Fisheries and Oceans Canada used to have a manned submersible for research. Between 1973 and 1986, the Pisces IV logged hundreds of research trips in the Pacific, Atlantic and Arctic oceans. As part of budget cuts, the Pisces IV was replaced with a remotely operated vehicle, or ROV.

Since 1995, the ROV - dubbed ROPOS, the remotely operated platform for ocean sciences - has been run by the Canadian Scientific Submersible Society, a non-profit group that maintains the system and contracts it out to universities and government agencies.

Last year, a ROPOS expedition collected data on deep-sea corals and glass sponge reefs off the B.C. coast.

ROV fans say the systems provide superior data collection (because ROVs can work longer hours at greater depths), can be launched in rougher weather, and do not pose the safety concerns associated with manned submersibles.

Wendy Stueck

MARINE BIOLOGY 101

A deep-sea coral is a colony of tiny animals, called polyps. Related to sea anemones and jellyfish, polyps are equipped with tentacles that grab nutrients from ocean water.

Unlike tropical corals - which grow in shallow, warm water and get most of their energy from the sun - deep-sea corals live in the cold depths and capture nutrients from the water that surrounds them. They serve as habitat for fish and other marine life.
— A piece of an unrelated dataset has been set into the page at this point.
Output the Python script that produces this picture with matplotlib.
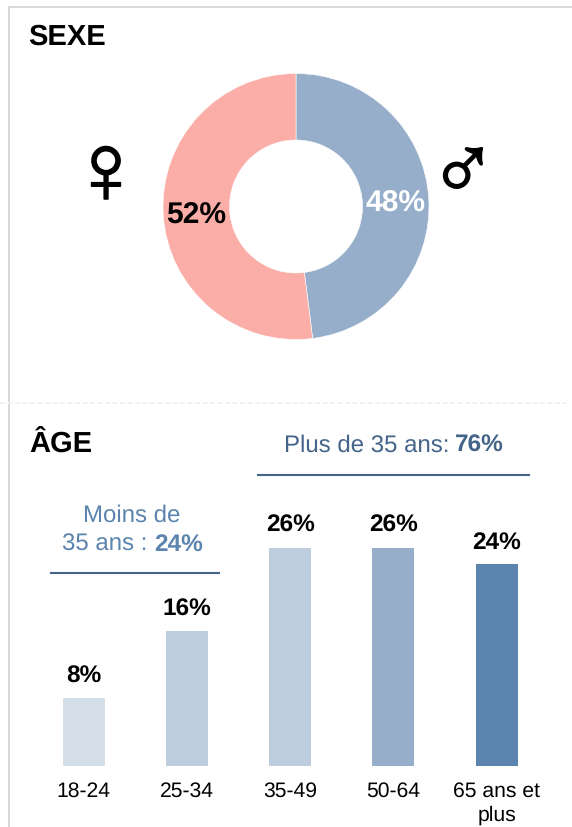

Partly because of improved technology that has allowed researchers to study the creatures, deep-sea corals have been getting more research interest in recent years. In 2004, the UN Environment Programme highlighted deep-sea corals as a global conservation challenge, saying the creatures were more widespread than previously thought and thrive in waters off the coasts of more than 40 countries, including Spain and Suriname.

Deep-sea corals grow at about one-tenth the rate of tropical corals.